The Kate Sharpley Library are pleased to announce two new publications dealing with Bolshevik repression of Anarchists: An eyewitness account of the 1921 hunger strike in Moscow; and a special double issue of “KSL: Bulletin of the Kate Sharpley Library”, dealing with Anarchists in the Gulag, prison and exile under the Bolsheviks.
1) New pamphlet: A Grand Cause: The Hunger Strike and the Deportation of Anarchists From Soviet Russia by Grigorii Petrovich Maksimov (G. P. Maximoff) with a biographical essay by Anatoly Dubovik, translated by Szarapow.
Grigorii Petrovich Maksimov (better known to Western readers as G. P. Maximoff) was Secretary of Russia’s Anarcho-Syndicalist Confederation and editor of Golos Truda (The Voice of Labour). He experienced at first hand the Bolshevik repression which crushed other revolutionaries and subordinated popular revolt to party dictatorship. This is his story of the 1921 hunger strike in which some of the leading lights of Russian anarchism staked their lives in a desperate gamble to expose Bolshevik repression – and win their freedom.
This text comes from his indictment of the Bolshevik regime The Guillotine at Work: Twenty Years of Terror in Russia (1940). It has been footnoted by the Kate Sharpley Library to throw the light on the stories of other Russian anarchists as part of our Anarchists in the Gulag, Prison and Exile Project.
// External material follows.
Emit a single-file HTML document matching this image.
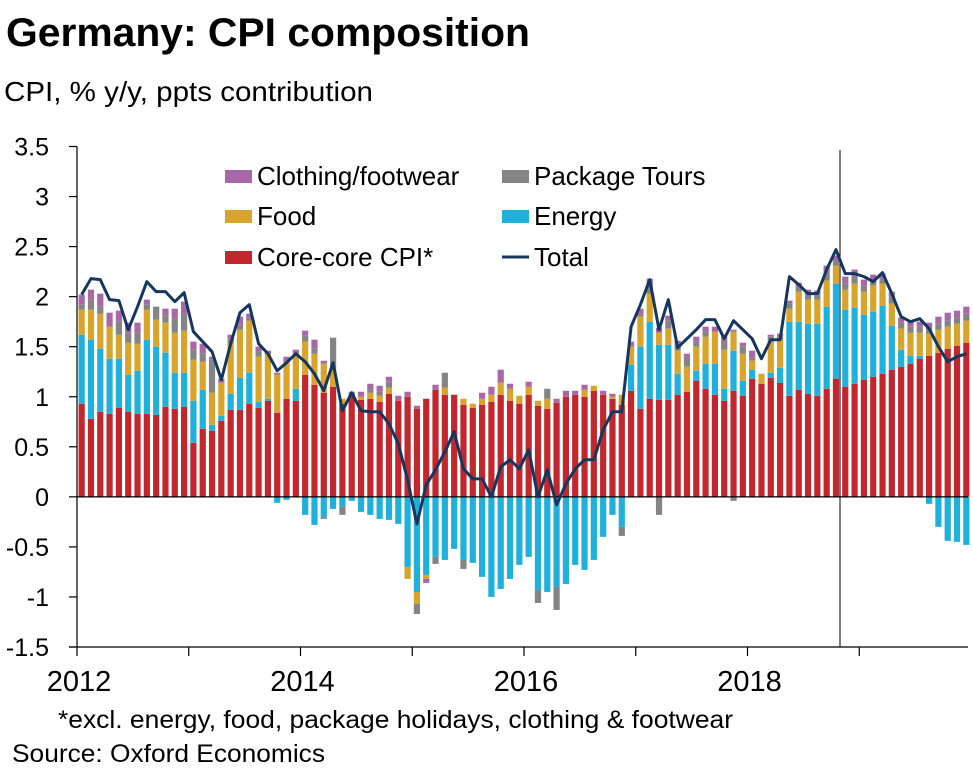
<!DOCTYPE html>
<html><head><meta charset="utf-8"><style>
html,body{margin:0;padding:0;background:#fff;}
body{width:973px;height:775px;overflow:hidden;font-family:"Liberation Sans",Arial,sans-serif;}
svg text{font-family:"Liberation Sans",Arial,sans-serif;}
</style></head><body>
<svg id="chart" width="973" height="775" xmlns="http://www.w3.org/2000/svg">
<text x="6" y="46" font-size="40" font-weight="bold" fill="#000" textLength="524" lengthAdjust="spacingAndGlyphs">Germany: CPI composition</text>
<text x="4" y="101" font-size="28" fill="#000" textLength="369" lengthAdjust="spacingAndGlyphs">CPI, % y/y, ppts contribution</text>
<g id="plot"></g>
<g id="legend"></g>
<text x="58" y="728" font-size="25" fill="#000" textLength="675" lengthAdjust="spacingAndGlyphs">*excl. energy, food, package holidays, clothing &amp; footwear</text>
<text x="12" y="762" font-size="25" fill="#000" textLength="313" lengthAdjust="spacingAndGlyphs">Source: Oxford Economics</text>
</svg>
<script>
const core=[0.93,0.78,0.85,0.83,0.89,0.85,0.83,0.83,0.82,0.90,0.88,0.90,
0.54,0.68,0.66,0.76,0.87,0.87,0.93,0.89,0.96,0.84,0.98,0.96,
1.22,1.12,1.04,1.10,0.93,1.00,0.97,0.98,0.95,1.03,0.96,1.00,
0.88,0.98,1.07,1.02,1.02,0.92,0.89,0.92,0.95,1.02,0.96,0.93,
1.02,0.91,0.88,0.94,1.00,1.02,1.00,1.06,1.02,0.98,0.92,1.06,
0.88,0.98,0.97,0.97,1.02,1.05,1.16,1.08,1.02,0.96,1.06,1.01,
1.18,1.13,1.19,1.14,1.01,1.07,1.03,1.01,1.08,1.18,1.10,1.13,
1.17,1.20,1.23,1.27,1.30,1.33,1.38,1.41,1.44,1.48,1.51,1.54];
const energy=[0.69,0.79,0.63,0.55,0.49,0.37,0.43,0.74,0.68,0.54,0.36,0.34,
0.42,0.39,0.06,0.05,0.16,0.32,0.31,0.06,0.02,-0.06,-0.03,0.12,
-0.18,-0.28,-0.2,-0.12,-0.1,-0.04,-0.15,-0.18,-0.22,-0.23,-0.27,-0.7,
-0.95,-0.78,-0.6,-0.63,-0.52,-0.63,-0.66,-0.8,-1.0,-0.92,-0.82,-0.68,
-0.6,-0.93,-0.95,-0.9,-0.87,-0.68,-0.73,-0.63,-0.4,-0.18,-0.3,0.26,
0.62,0.77,0.55,0.55,0.21,0.0,0.10,0.25,0.31,0.12,0.40,0.15,
0.09,0.0,0.05,0.15,0.74,0.68,0.70,0.72,0.82,0.95,0.77,0.76,
0.65,0.65,0.68,0.44,0.17,0.08,0.03,-0.07,-0.3,-0.44,-0.45,-0.48];
const food=[0.25,0.30,0.35,0.32,0.24,0.32,0.27,0.30,0.27,0.30,0.40,0.42,
0.41,0.28,0.32,0.33,0.50,0.48,0.52,0.45,0.45,0.38,0.36,0.35,
0.33,0.31,0.29,0.2,0.05,0.0,0.03,0.06,0.06,0.06,0.0,-0.12,
-0.12,-0.04,0,0.07,0.0,0.06,0.04,0.06,0.07,0.12,0.12,0.08,
0.08,0.05,0.1,0.0,0.0,0.0,0.07,0.05,0.0,0.02,0.1,0.18,
0.3,0.28,0.12,0.16,0.23,0.25,0.24,0.27,0.32,0.39,0.19,0.27,
0.09,0.1,0.31,0.28,0.13,0.30,0.24,0.24,0.26,0.18,0.20,0.24,
0.23,0.26,0.22,0.22,0.21,0.23,0.23,0.22,0.23,0.22,0.22,0.22];
const tours=[0.05,0.1,0.07,0.0,0.13,0.1,0.11,0.05,0.13,0.07,0.14,0.17,
0.1,0.08,0.33,0.0,0.05,0.05,0.03,0.05,0.0,0.0,0.0,0.0,
0.06,0.05,-0.02,0.29,-0.08,0.05,0.0,0.03,0.04,0.06,0.0,0.0,
-0.1,0.0,-0.07,0.15,0.0,-0.09,0.0,0.0,0.0,0.0,0.0,0.0,
0.0,-0.13,0.1,-0.23,0.0,0.0,0.0,0.0,0.0,0.0,-0.09,0.0,
0.03,0.05,-0.18,0.08,0.07,0.1,0.05,0.05,0.0,0.1,-0.04,0.07,
0.03,0.0,0.05,0.03,0.05,0.05,0.05,0.04,0.1,0.05,0.06,0.07,
0.06,0.06,0.05,0.07,0.06,0.06,0.06,0.06,0.06,0.06,0.06,0.07];
const clothing=[0.1,0.1,0.13,0.14,0.11,0.1,0.1,0.05,0.0,0.07,0.1,0.12,
0.08,0.1,0.03,0.04,0.04,0.08,0.04,0.05,0.03,0.02,0.06,0.04,
0.05,0.09,0.03,0.0,0.0,0.0,0.05,0.06,0.06,0.05,0.05,0.05,
0.03,-0.04,0.05,0.0,0.0,0.0,0.0,0.06,0.08,0.13,0.05,0.0,
0.05,0.0,0.0,0.04,0.06,0.04,0.05,0.0,0.04,0.03,0.0,0.05,
0.05,0.1,0.05,0.05,0.03,0.03,0.05,0.05,0.05,0.03,0.02,0.04,
0.07,0.0,0.02,0.03,0.03,0.04,0.05,0.05,0.05,0.05,0.07,0.07,
0.06,0.05,0.05,0.05,0.05,0.05,0.05,0.05,0.07,0.08,0.07,0.07];
const total=[2.02,2.18,2.17,1.97,1.96,1.67,1.9,2.15,2.05,2.05,1.95,2.04,
1.65,1.55,1.45,1.17,1.53,1.84,1.92,1.53,1.43,1.26,1.34,1.43,
1.35,1.23,1.06,1.34,0.86,1.04,0.86,0.85,0.85,0.73,0.53,0.17,
-0.27,0.12,0.27,0.45,0.65,0.28,0.18,0.18,0.0,0.3,0.37,0.28,
0.47,0.0,0.27,-0.08,0.13,0.28,0.37,0.37,0.67,0.85,0.85,1.7,
1.92,2.17,1.67,1.97,1.49,1.58,1.67,1.77,1.77,1.58,1.76,1.67,
1.58,1.38,1.57,1.57,2.2,2.12,2.03,2.03,2.27,2.47,2.23,2.23,
2.2,2.15,2.24,2.03,1.8,1.75,1.78,1.68,1.5,1.35,1.4,1.43];
const yTicks=[3.5,3,2.5,2,1.5,1,0.5,0,-0.5,-1,-1.5];
const yearLabels=["2012","2014","2016","2018"];
const startYear=2012, nYears=8;

const NS="http://www.w3.org/2000/svg";
const X0=77,X1=971,Y0=146.5,Y1=647;
const yMin=-1.5,yMax=3.5;
const y=v=>Y1-(v-yMin)/(yMax-yMin)*(Y1-Y0);
const nM=nYears*12, mw=(X1-X0)/nM;
const xm=i=>X0+mw*(i+0.5);
const xYear=yr=>X0+(yr-startYear)*12*mw;
function mk(tag,attrs,parent){const e=document.createElementNS(NS,tag);for(const k in attrs)e.setAttribute(k,attrs[k]);parent.appendChild(e);return e;}
const plot=document.getElementById('plot');
const series=[{d:core,c:"#c1272d",n:"core"},{d:energy,c:"#1fb1dc",n:"energy"},{d:food,c:"#d9a42b",n:"food"},{d:tours,c:"#848484",n:"tours"},{d:clothing,c:"#a867a6",n:"clothing"}];
for(let i=0;i<core.length;i++){
  let pos=0,neg=0;
  for(const s of series){
    const v=s.d[i]; if(!v) continue;
    let a,b;
    if(v>0){a=pos;b=pos+v;pos=b;}else{a=neg+v;b=neg;neg=a;}
    const r=mk('rect',{x:(xm(i)-3.1).toFixed(2),y:y(b).toFixed(2),width:6.2,height:Math.max(0,y(a)-y(b)).toFixed(2),fill:s.c},plot);
    
    
  }
}
const zl=mk('line',{x1:X0,x2:X1-3,y1:y(0),y2:y(0),stroke:"#000","stroke-width":1.2},plot);


const vl=mk('line',{x1:840,x2:840,y1:150,y2:Y1,stroke:"#000","stroke-width":1},plot);


const pts=total.map((v,i)=>xm(i).toFixed(2)+","+y(v).toFixed(2)).join(" ");
const tl=mk('polyline',{points:pts,fill:"none",stroke:"#14365f","stroke-width":3,"stroke-linejoin":"round"},plot);


const ya=mk('line',{x1:X0,x2:X0,y1:Y0,y2:Y1,stroke:"#000","stroke-width":1.2},plot);


const xa=mk('line',{x1:X0-8,x2:X1-3,y1:Y1,y2:Y1,stroke:"#000","stroke-width":1.2},plot);


for(const t of yTicks){
  const tk=mk('line',{x1:X0-8,x2:X0,y1:y(t),y2:y(t),stroke:"#000","stroke-width":1.2},plot);
  
  
  const tx=mk('text',{x:49,y:y(t)+9,"font-size":25,"text-anchor":"end",fill:"#000"},plot);
  tx.textContent=String(t);
  
  
}
for(let k=0;k<nYears;k++){
  const tk=mk('line',{x1:xYear(startYear+k),x2:xYear(startYear+k),y1:Y1,y2:Y1+9,stroke:"#000","stroke-width":1.2},plot);
  
  
}
for(const l of yearLabels){
  const tx=mk('text',{x:xYear(+l)+2,y:691,"font-size":29,"text-anchor":"middle",fill:"#000"},plot);
  tx.textContent=l;
  
  
}
const lg=document.getElementById('legend');
const legendItems=[["Clothing/footwear","#a867a6",225,176,"box"],["Package Tours","#848484",502,176,"box"],["Food","#d9a42b",225,216,"box"],["Energy","#1fb1dc",502,216,"box"],["Core-core CPI*","#c1272d",225,257,"box"],["Total","#14365f",502,257,"line"]];
for(const it of legendItems){
  const g=mk('g',{},lg);
  
  
  if(it[4]==="box") mk('rect',{x:it[2],y:it[3]-6,width:27,height:13,fill:it[1]},g);
  else mk('line',{x1:it[2],x2:it[2]+27,y1:it[3],y2:it[3],stroke:it[1],"stroke-width":3},g);
  const t=mk('text',{x:it[2]+32,y:it[3]+9,"font-size":26,fill:"#000"},g);
  t.textContent=it[0];
}
</script>
</body></html>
2) Special double issue of “KSL: Bulletin of the Kate Sharpley Library”.
This issue of the KSL Bulletin includes a Latvian anarchist’s view of Moscow in 1918, a tribute to Khodounov, one of the anarchist activists killed by the Cheka in the raids there in April 1918, texts on two Italian anarchist victims of the Bolshevik regime, a letter from Efim Yarchuk, (author of “Kronstadt in the Russian Revolution”) and a new biographical essay on Alexei Borovoi, one of the most important anarchists who stayed, and died, in Russia. Leaving the Soviet Union, we finish off with a review of the memoirs of Polish anarchist and 1944 Warsaw Rising survivor, Pawel Lew Marek.